The way the sector makes money is going to irrevocably change over the next two years. The data that forms the backbone of their businesses is being throttled by the largest online media owners. Any company that relies on third-party cookies or mobile identifiers must make do with less, if not any, of it soon. 

It’s why Vidakovic’s scale argument rings true. Larger, more integrated ad tech companies tend to be better equipped to roll with whatever way the market goes. In particular, ad tech vendors are focusing on two, yet to be commoditized areas: CTV and identity resolution. 

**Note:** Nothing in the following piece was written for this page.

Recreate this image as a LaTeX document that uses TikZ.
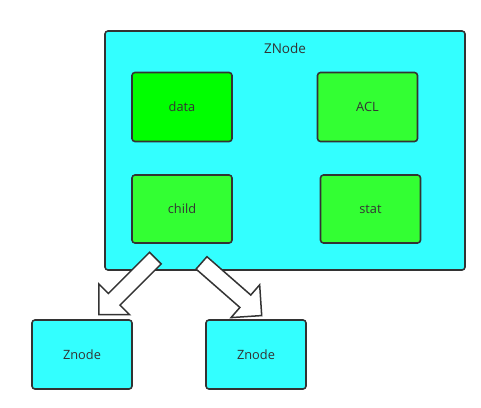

“Cookie-less environments have grown from just Safari and Firefox to now all of Connected TV and soon Chrome,” said Chris Vanderhook, chief operating officer at ad tech vendor Viant on the day the company went public earlier this month. “We have patented technology around our Household ID as opposed to our competitors that still rely on the cookie.”

Rightly or wrongly, ad tech is coming full circle via the latest wave of consolidation. Companies that were once built to prosper from a fragmented landscape are having to do the opposite. They’re trying to cater to both the buy and sell sides of the programmatic market just like the ad networks that drove ad tech’s early successes. What’s old is new again. 

“The ad tech market, despite what the famous Lumascape seems to suggest, is inherently suited for a small number of behemoth winners — with independents/startups operating on the fringes until they get bought by the leaders,” said Ruben Schreurs, group chief product officer at Ebiquity. 

Much of ad tech’s evolution over the last decade has been an unbundling of the ad network — the sector’s first real success stories. While the subsequent fragmentation was lucrative for ad tech, it came at a price — consumer privacy.

Now, the fragmentation is in reverse.